Nov 1, 2007

Captivity

Halloween ’07 has come and gone. I spent my Halloween evening playing Guitar Hero 3 while I waited for trick-or-treaters to pound at my door and plead for selections from my bowl of delicious, delectable delights: Snickers, Milky Way Midnights, 3 Musketeers, and Sour Starburst. My candle-lit, skull-face pumpkin illuminated my porch. I passed a bunch of songs on hard (some four stars, some five). I beat Tom Morello. I played some Sabbath. I waited for the knock-knock-knock. I waited. Played some Priestess. Waited some more. Waited…waited………………….waited. No knock-knock. No trick-or-treaters. No one came. I switched off Guitar Hero and turned on the Nuggets/Sonics game. I blew out my pumpkin’s candle. I shut off my lights. 9:15pm. Knock-knock. Two trick-or-treaters--little draculas--at my door. I held out the bowl and said, “take as much as you want…big handfuls.” That was it. Two kids. Then I watched Captivity.

Captivity is directed by Roland Joffe (The Killing Fields, Super Mario Bros.) and stars some TV actress named Elisha Cuthbert. She’s the girl from 24. That’s how everyone refers to her: the girl from 24. I don’t watch 24. Kiefer Sutherland sucks. Your Kiefer Sutherland is my Al Pacino (okay, that doesn’t make any sense but I’m going with it). Miss Cuthbert plays a magazine model named Jennifer Tree. Tree as in tree. I’m not sure if there’s a metaphor there. She has an annoying little dog that she take’s everywhere. She’s lonely. You can tell she’s lonely because she goes to a club by herself (well, she takes her dog, but that doesn’t count). She does some texting*. She sits alone. She orders an apple martini. Someone is stalking her and videotaping her. This someone puts some kind of sedative in her appletini. She deserves it for drinking an appletini**. A little while later, she wakes up…..IN CAPTIVITY***.

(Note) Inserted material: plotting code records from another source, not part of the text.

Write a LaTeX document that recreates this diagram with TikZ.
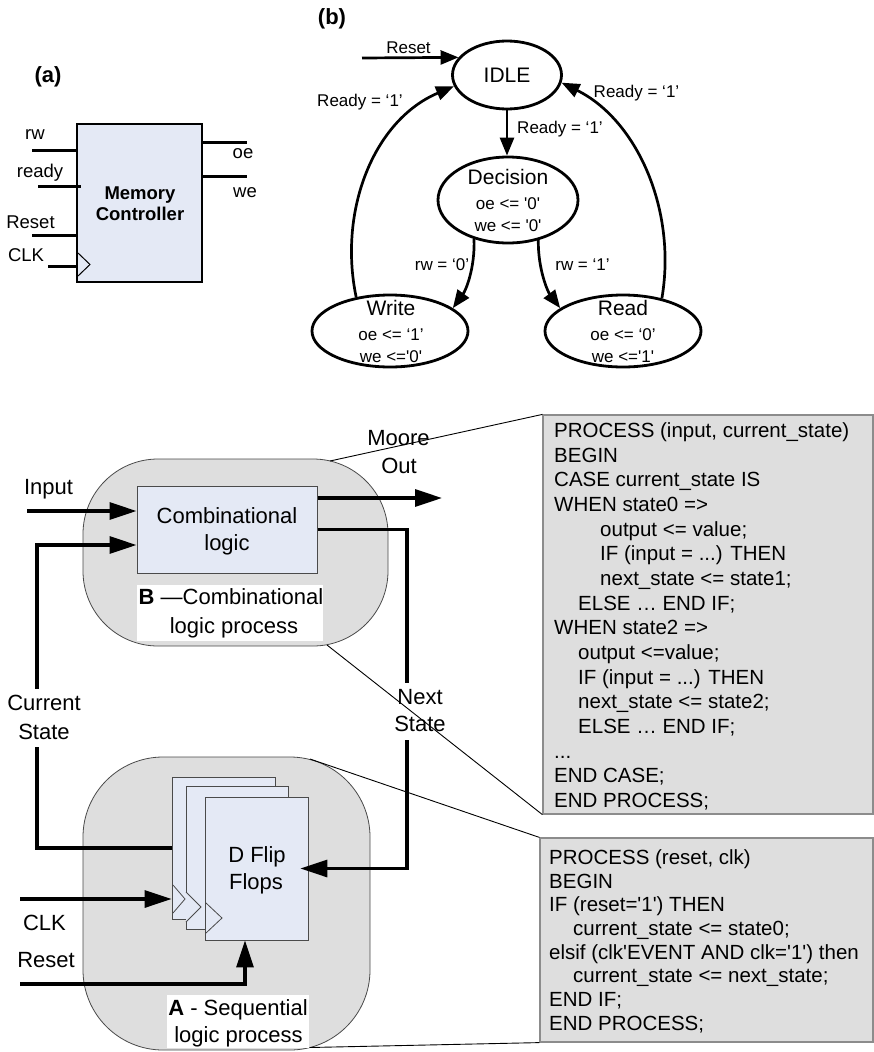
\documentclass[tikz,border=0pt]{standalone}
\usepackage{fontspec}
\setmainfont{Liberation Sans}
\usetikzlibrary{arrows.meta,shapes.geometric}
\definecolor{lblue}{HTML}{E4E9F5}
\definecolor{blobgray}{HTML}{DEDEDE}
\definecolor{edgegray}{HTML}{4A4A4A}
\definecolor{codeedge}{HTML}{8C8C8C}
\newcommand{\sq}{\textquotesingle}
\newcommand{\tdots}{...}
\begin{document}
\begin{tikzpicture}[x=1pt,y=-1pt,
 txt/.style={inner sep=0pt, text depth=0pt},
 tA/.style={txt, font=\fontsize{17}{20}\selectfont, text height=12.2pt},
 tB/.style={txt, font=\fontsize{18.5}{22}\selectfont, text height=13.2pt},
 tBb/.style={txt, font=\bfseries\fontsize{18.5}{22}\selectfont, text height=13.2pt},
 tC/.style={txt, font=\fontsize{21}{25}\selectfont, text height=15pt},
 tD/.style={txt, font=\fontsize{22}{26}\selectfont, text height=15.8pt},
 tDb/.style={txt, font=\bfseries\fontsize{22}{26}\selectfont, text height=15.8pt},
 code/.style={txt, anchor=west, font=\fontsize{20.5}{24}\selectfont, text height=14.7pt},
 wire/.style={line width=3pt},
 sarr/.style={line width=2.7pt, -{Triangle[length=18pt,width=14pt]}},
 larr/.style={line width=3.2pt, -{Triangle[length=27pt,width=17pt]}},
 state/.style={ellipse, draw, line width=2.8pt, inner sep=0pt},
 lightbox/.style={draw=edgegray, fill=lblue, line width=1pt, inner sep=0pt},
 blob/.style={draw=edgegray, fill=blobgray, line width=0.8pt, inner sep=0pt},
 codebox/.style={draw=codeedge, fill=blobgray, line width=1.2pt, inner sep=0pt},
 whitebox/.style={fill=white, inner sep=0pt},
 callout/.style={line width=0.9pt},
 clktri/.style={draw=edgegray, fill=lblue, line width=0.8pt}
]
\useasboundingbox (0,0) rectangle (874,1052);

%%%%%%%%%%%%%%%% (a) %%%%%%%%%%%%%%%%
\node[tDb] (la) at (48,75) {(a)};
\node[draw, line width=2.5pt, fill=lblue, minimum width=125pt, minimum height=158pt, inner sep=0pt] (mc) at (139.5,203) {};
\node[tBb] (mct1) at (140,193) {Memory};
\node[tBb] (mct2) at (140,214) {Controller};
\coordinate (rwa) at (32,150);
\coordinate (rda) at (38,186);
\coordinate (rsa) at (32,235);
\coordinate (cka) at (48,266);
\coordinate (oea) at (247,142);
\coordinate (wea) at (247,176);
\draw[wire] (rwa) -- (rwa -| mc.west);
\draw[wire] (rda) -- ([xshift=5pt]rda -| mc.west);
\draw[wire] (rsa) -- (rsa -| mc.west);
\draw[wire] (cka) -- (cka -| mc.west);
\draw[wire] (mc.east |- oea) -- (oea);
\draw[wire] (mc.east |- wea) -- (wea);
\draw[line width=1pt] (78,253) -- (90,264.5) -- (78,276);
\node[tB] (lrw) at (35,133) {rw};
\node[tB] (lready) at (40,171) {ready};
\node[tB] (lreset) at (30.5,222) {Reset};
\node[tB] (lclk) at (26,255) {CLK};
\node[tB] (loe) at (243,152) {oe};
\node[tB] (lwe) at (245,191) {we};

%%%%%%%%%%%%%%%% (b) %%%%%%%%%%%%%%%%
\node[tDb] (lb) at (332,17) {(b)};
\node[state, tC, minimum width=109pt, minimum height=68pt] (idle) at (507,75) {IDLE};
\node[state, minimum width=140pt, minimum height=86pt] (decision) at (508,200) {};
\node[tC] (dec1) at (508,177) {Decision};
\node[tA] (dec2) at (508,203) {oe <= \sq 0\sq};
\node[tA] (dec3) at (508,225) {we <= \sq 0\sq};
\node[state, minimum width=156pt, minimum height=72pt] (write) at (390,331) {};
\node[tC] (wr1) at (391,308) {Write};
\node[tA] (wr2) at (391,334) {oe <= ‘1’};
\node[tA] (wr3) at (391,356) {we <=\sq 0\sq};
\node[state, minimum width=156pt, minimum height=72pt] (read) at (623,331) {};
\node[tC] (rd1) at (623,308) {Read};
\node[tA] (rd2) at (623,334) {oe <= ‘0’};
\node[tA] (rd3) at (623,356) {we <=\sq 1\sq};

\coordinate (rst) at (362,58);
\draw[sarr] (rst) -- (idle.160);
\draw[sarr] (idle.south) -- (idle.south |- decision.north);
\draw[sarr] (write.135) .. controls (338,210) and (374,120) .. (idle.192);
\draw[sarr] (read.40) .. controls (677,210) and (637,120) .. (idle.-8);
\draw[sarr] (decision.229) .. controls (475,268) and (466,290) .. (write.20);
\draw[sarr] (decision.307) .. controls (538,270) and (548,292) .. (read.160);

\node[tA] (lrst) at (408.5,47) {Reset};
\node[tA] (lrdy1) at (360,100) {Ready = ‘1’};
\node[tA] (lrdy2) at (636.5,91) {Ready = ‘1’};
\node[tA] (lrdy3) at (560,127) {Ready = ‘1’};
\node[tA] (lrw0) at (442,264) {rw = ‘0’};
\node[tA] (lrw1) at (582.5,264) {rw = ‘1’};

%%%%%%%%%%%%%%%% lower diagram %%%%%%%%%%%%%%%%
\node[blob, rounded corners=75pt, minimum width=305pt, minimum height=187pt] (blobB) at (235.5,552.5) {};
\node[blob, rounded corners=80pt, minimum width=287pt, minimum height=293pt] (blobA) at (226.5,903.5) {};

\node[lightbox, minimum width=180pt, minimum height=87pt] (comb) at (227,529.5) {};
\node[tD] (cmb1) at (227,516) {Combinational};
\node[tD] (cmb2) at (227,543) {logic};

\node[whitebox, minimum width=186pt, minimum height=56pt] (blbl) at (230,613) {};
\node[tD] (blbl1) at (231,597) {\textbf{B} —Combinational};
\node[tD] (blbl2) at (234,626) {logic process};

% flip flops
\node[lightbox, line width=0.8pt, minimum width=103pt, minimum height=142pt] (ff1) at (223.5,848) {};
\draw[clktri] (173,885) -- (185,899) -- (173,913);
\node[lightbox, line width=0.8pt, minimum width=102pt, minimum height=143pt] (ff2) at (237,857.5) {};
\draw[clktri] (186,892) -- (201,907) -- (186,922);
\node[lightbox, line width=0.8pt, minimum width=103pt, minimum height=143pt] (ff3) at (256.5,868.5) {};
\draw[clktri] (206,903) -- (222,918) -- (206,933);
\node[tD] (ff1t) at (257,855) {D Flip};
\node[tD] (ff2t) at (256,882) {Flops};

\node[whitebox, minimum width=142pt, minimum height=53pt] (albl) at (238,1021.5) {};
\node[tD] (albl1) at (238,1008) {\textbf{A} - Sequential};
\node[tD] (albl2) at (238.5,1035) {logic process};

% connectors
\coordinate (inp) at (27,511);
\draw[larr] (inp) -- (inp -| comb.west);
\coordinate (cs) at (37,848);
\coordinate (csin) at (0,545);
\draw[larr] (ff1.west |- cs) -- (cs) |- (comb.west |- csin);
\coordinate (mo) at (442,498);
\draw[larr] (comb.east |- mo) -- (mo);
\coordinate (ns) at (407,868.5);
\draw[larr] (comb.east) -| (ns) -- ([xshift=-8pt]ff3.east);
\coordinate (clk) at (20,899);
\draw[larr] (clk) -- (clk -| ff1.west);
\coordinate (rs) at (20,984);
\coordinate (rsc) at (245,984);
\draw[larr] (rs) -- (rsc) -- (rsc |- ff3.south);

% labels
\node[tD] (linp) at (48.5,487) {Input};
\node[tD] (lmoore) at (398.5,438) {Moore};
\node[tD] (lout) at (399,466) {Out};
\node[whitebox, minimum width=80pt, minimum height=58pt] (cslbl) at (44,718) {};
\node[tD] (lcs1) at (44,703) {Current};
\node[tD] (lcs2) at (44,732) {State};
\node[whitebox, minimum width=54pt, minimum height=57pt] (nslbl) at (420,711.5) {};
\node[tD] (lns1) at (420,697) {Next};
\node[tD] (lns2) at (420,724) {State};
\node[tD] (lclk2) at (44.5,923) {CLK};
\node[tD] (lrs2) at (46,960) {Reset};

% code boxes
\node[codebox, minimum width=330pt, minimum height=399pt] (code1) at (708,614.5) {};
\node[codebox, minimum width=333pt, minimum height=204pt] (code2) at (706.5,940) {};

\foreach \ln [count=\i] in {
 {PROCESS (input, current\_state)},
 {BEGIN},
 {CASE current\_state IS},
 {WHEN state0 =>},
 {\hspace*{46pt}output <= value;},
 {\hspace*{46pt}IF (input = \tdots) THEN},
 {\hspace*{46pt}next\_state <= state1;},
 {\hspace*{24pt}ELSE … END IF;},
 {WHEN state2 =>},
 {\hspace*{24pt}output <=value;},
 {\hspace*{24pt}IF (input = \tdots) THEN},
 {\hspace*{24pt}next\_state <= state2;},
 {\hspace*{24pt}ELSE … END IF;},
 {\tdots},
 {END CASE;},
 {END PROCESS;}}
 \node[code] (cA\i) at (554,{430+24.67*(\i-1)}) {\ln};

\foreach \ln [count=\i] in {
 {PROCESS (reset, clk)},
 {BEGIN},
 {IF (reset=\sq 1\sq) THEN},
 {\hspace*{24pt}current\_state <= state0;},
 {elsif (clk\sq EVENT AND clk=\sq 1\sq) then},
 {\hspace*{24pt}current\_state <= next\_state;},
 {END IF;},
 {END PROCESS;}}
 \node[code] (cB\i) at (549,{857+23.7*(\i-1)}) {\ln};

% callout lines
\coordinate (cb1) at (330,461);
\coordinate (cb2) at (327,645);
\coordinate (ca1) at (310,759);
\coordinate (ca2) at (310,1047.5);
\draw[callout] (cb1) -- (code1.north west);
\draw[callout] (cb2) -- (code1.south west);
\draw[callout] (ca1) -- (code2.north west);
\draw[callout] (ca2) -- (code2.south west);
\end{tikzpicture}
\end{document}
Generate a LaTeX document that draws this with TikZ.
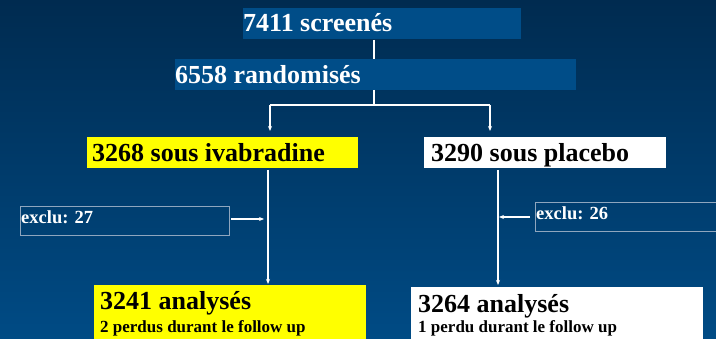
\documentclass[tikz,border=0pt]{standalone}
\usepackage{fontspec}
\setmainfont{Liberation Serif}
\usetikzlibrary{arrows.meta}
\definecolor{bgtop}{HTML}{002B50}
\definecolor{bgbot}{HTML}{004B85}
\definecolor{boxblue}{HTML}{004D88}
\definecolor{exborder}{HTML}{8FA6BE}
\definecolor{yel}{HTML}{FFFF00}
\tikzset{
  bigtxt/.style={anchor=base west, inner sep=0pt, font=\fontsize{26}{26}\selectfont\bfseries},
  smalltxt/.style={anchor=base west, inner sep=0pt, font=\fontsize{17}{17}\selectfont\bfseries},
  extxt/.style={anchor=base west, inner sep=0pt, font=\fontsize{18.5}{18.5}\selectfont\bfseries, text=white},
  conn/.style={draw=white, line width=1.2pt},
  arr/.style={conn, -{Stealth[length=5pt,width=4pt]}},
}
\begin{document}
\begin{tikzpicture}[x=1pt,y=-1pt]
\useasboundingbox (0,0) rectangle (716,339);
\shade[top color=bgtop, bottom color=bgbot] (0,0) rectangle (716,339);
% boxes
\fill[boxblue] (243,8) rectangle (521,39);
\fill[boxblue] (175,59) rectangle (576,90);
\fill[yel] (87,137) rectangle (358,168);
\fill[white] (424,137) rectangle (666,168);
\draw[exborder, line width=0.8pt] (20,206) rectangle (229,235);
\draw[exborder, line width=0.8pt] (535,202) rectangle (720,231);
\fill[yel] (94,285) rectangle (366,339);
\fill[white] (411,287) rectangle (703,339);
% texts
\node[bigtxt, text=white] (scr) at (243,32) {7411 screenés};
\node[bigtxt, text=white] (rand) at (175,84) {6558 randomisés};
\node[bigtxt] (iva) at (92,162) {3268 sous ivabradine};
\node[bigtxt] (pla) at (431,162) {3290 sous placebo};
\node[extxt] (ex1) at (21,224) {exclu: 27};
\node[extxt] (ex2) at (536,220) {exclu: 26};
\node[bigtxt] (an1) at (100,310) {3241 analysés};
\node[smalltxt] (pe1) at (100,333) {2 perdus durant le follow up};
\node[bigtxt] (an2) at (418,313) {3264 analysés};
\node[smalltxt] (pe2) at (418,333) {1 perdu durant le follow up};
% coordinates
\coordinate (a1) at (374,40);
\coordinate (a2) at (374,59);
\coordinate (b1) at (374,90);
\coordinate (b2) at (374,105);
\coordinate (l1) at (270,105);
\coordinate (l2) at (270,131);
\coordinate (r1) at (490,105);
\coordinate (r2) at (490,131);
\coordinate (i1) at (268,170);
\coordinate (i2) at (268,284);
\coordinate (p1) at (498,170);
\coordinate (p2) at (498,285);
\coordinate (e1a) at (231,219);
\coordinate (e1b) at (264,219);
\coordinate (e2a) at (530,217);
\coordinate (e2b) at (499,217);
% connectors
\draw[conn] (a1) -- (a2);
\draw[conn] (b1) -- (b2);
\draw[conn] (l1) -- (r1);
\draw[arr] (l1) -- (l2);
\draw[arr] (r1) -- (r2);
\draw[arr] (i1) -- (i2);
\draw[arr] (p1) -- (p2);
\draw[arr] (e1a) -- (e1b);
\draw[arr] (e2a) -- (e2b);
\end{tikzpicture}
\end{document}
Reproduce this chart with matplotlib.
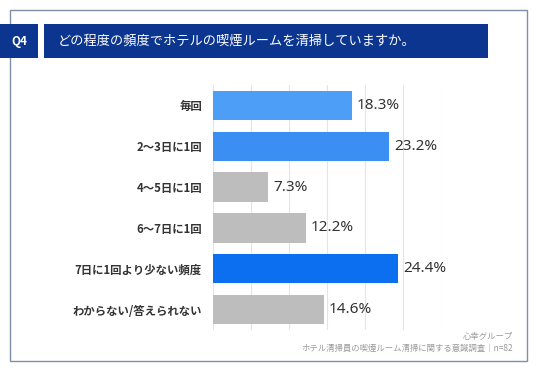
import numpy as np
import matplotlib.pyplot as plt
from matplotlib.patches import Rectangle

plt.rcParams['font.family'] = ['Noto Sans CJK JP', 'DejaVu Sans']

# data
categories = ['毎回', '2～3日に1回', '4～5日に1回', '6～7日に1回',
              '7日に1回より少ない頻度', 'わからない/答えられない']
values = [18.3, 23.2, 7.3, 12.2, 24.4, 14.6]
colors = ['#4c9ef7', '#3b8ff3', '#bdbdbd', '#bdbdbd', '#0b6ff0', '#bdbdbd']
title = 'どの程度の頻度でホテルの喫煙ルームを清掃していますか。'
qlabel = 'Q4'
source = ['心幸グループ', 'ホテル清掃員の喫煙ルーム清掃に関する意識調査｜n=82']

W, H = 536, 371
fig = plt.figure(figsize=(W / 100, H / 100), dpi=100)


def px(x, y, w, h):
    # pixel box (top-left origin) -> figure fraction
    return (x / W, 1 - (y + h) / H, w / W, h / H)


# outer frame
x0, y0, w0, h0 = px(10, 10, 517, 351)
fig.patches.append(Rectangle((x0, y0), w0, h0, transform=fig.transFigure,
                             fill=False, edgecolor='#7d8fa9', lw=1.0))

# header boxes
for bx, bw in [(0, 38), (44, 444)]:
    x, y, w, h = px(bx, 24, bw, 34)
    fig.patches.append(Rectangle((x, y), w, h, transform=fig.transFigure,
                                 facecolor='#0c3590', edgecolor='none'))
fig.text(19 / W, 1 - 41 / H, qlabel, color='white', fontsize=8.5,
         ha='center', va='center', fontweight='bold')
fig.text(58 / W, 1 - 41 / H, title, color='white', fontsize=9.5,
         ha='left', va='center')

ax = fig.add_axes(px(213, 85, 228, 245))
y = np.arange(len(categories))
ax.barh(y, values, height=0.72, color=colors, zorder=2)
for yi, v in zip(y, values):
    ax.text(v + 0.6, yi, f'{v}%', va='center', ha='left', fontsize=11,
            color='#333333', family=['Noto Sans', 'DejaVu Sans'])

ax.set_xlim(0, 30)
ax.set_ylim(len(categories) - 0.5, -0.5)
ax.set_xticks(np.arange(0, 31, 5))
ax.xaxis.grid(True, color='#e4e4e4', lw=0.8, zorder=0)
ax.set_yticks(y)
ax.set_yticklabels(categories, fontsize=8.2, color='#333333',
                   fontweight='bold')
ax.tick_params(axis='y', length=0, pad=8)
ax.tick_params(axis='x', length=0, labelbottom=False)
for s in ax.spines.values():
    s.set_visible(False)

fig.text(513 / W, 1 - 336 / H, source[0], fontsize=6, color='#9a9a9a',
         ha='right', va='center')
fig.text(513 / W, 1 - 348 / H, source[1], fontsize=6, color='#9a9a9a',
         ha='right', va='center')

fig.savefig('out.png', dpi=100)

The abducted Tree is locked in some sadistic fucker’s basement. She gets really pissed when she realizes she’s a captive; she throws stuff around the room, tips her bed over, and raises quite a ruckus****. The kidnapper gives her keys and clues and clothes and none of it makes any sense. There are some numbered lockers in her room (1,2,3,4) and the keys correspond to the lockers like some kind of game is being played. The kidnapper comes in the room once in a while and drugs Jennifer. The screen goes black. She wakes up strapped to a gurney and awful shit happens. She gets to watch a video of a previous captive receiving an acid shower while she (Jennifer) lies under the dripping shower head. The killer forces Jennifer to drink a smoothie made from fingers, ears, and spleens (he doesn’t even have the common decency to add some vodka). This scene is very unsettling. In fact, the first one-third of this movie is pretty sick. But it’s Halloween, right? Go for it.

A little while later (time is completely irrelevant in this film), Jennifer wakes up from another drugged stupor and finds out that she’s not alone in the basement. Some dude named Gary is being held captive in the room next door. They can see each other through a glass wall. They converse. They try to escape. They are willing to sacrifice themselves for each other’s safety. A human hourglass*****. A molar torn out with a pair of pliers. They kiss. They fall in love. They…

The rest of the movie involves a lame twist that I figured out the moment it was set up. Right away. No doubt in my mind. A killer’s identity****** is revealed and his motivation is explained: mommy issues, of course. Jealousy, brothers, knives, a shotgun, and a couple of cops. The final scene is totally unconvincing.

I’m trying to think of something positive to say about this movie. Some of the shots are kind of cool. The entire movie was filmed in Russia and I like the Russian people. The torture scenes are intense and uncomfortable to watch but that’s simply because they’re torture scenes. I’ll always find them disturbing. They’re not as bad as the scene at the end of Audition or the blood bath scene in Hostel 2, but they’re still sick. My final recommendation is that if you want to see a torture movie (and who doesn’t?), rent one of the Saw movies or Hostel or a Miike film.

*It is my personal theory that text messaging will become more prominent in film as smoking becomes less prominent.

**Just kidding. I don’t condone drugging people. It’s not cool. It’s illegal.

***Captivity is the title of the movie.

****The only words that I can think of that rhyme with ruckus are suckus and fuckus and neither one of them is a real word. Maybe Dick Butkus.

*****This is a method of torture that probably sounded cool on paper, but upon execution turned out to be totally retarded.

******It’s that dude with the weird eyes from that movie, Identity. Don’t worry, this isn’t really a spoiler. He looks good in a bath robe. Nice abs.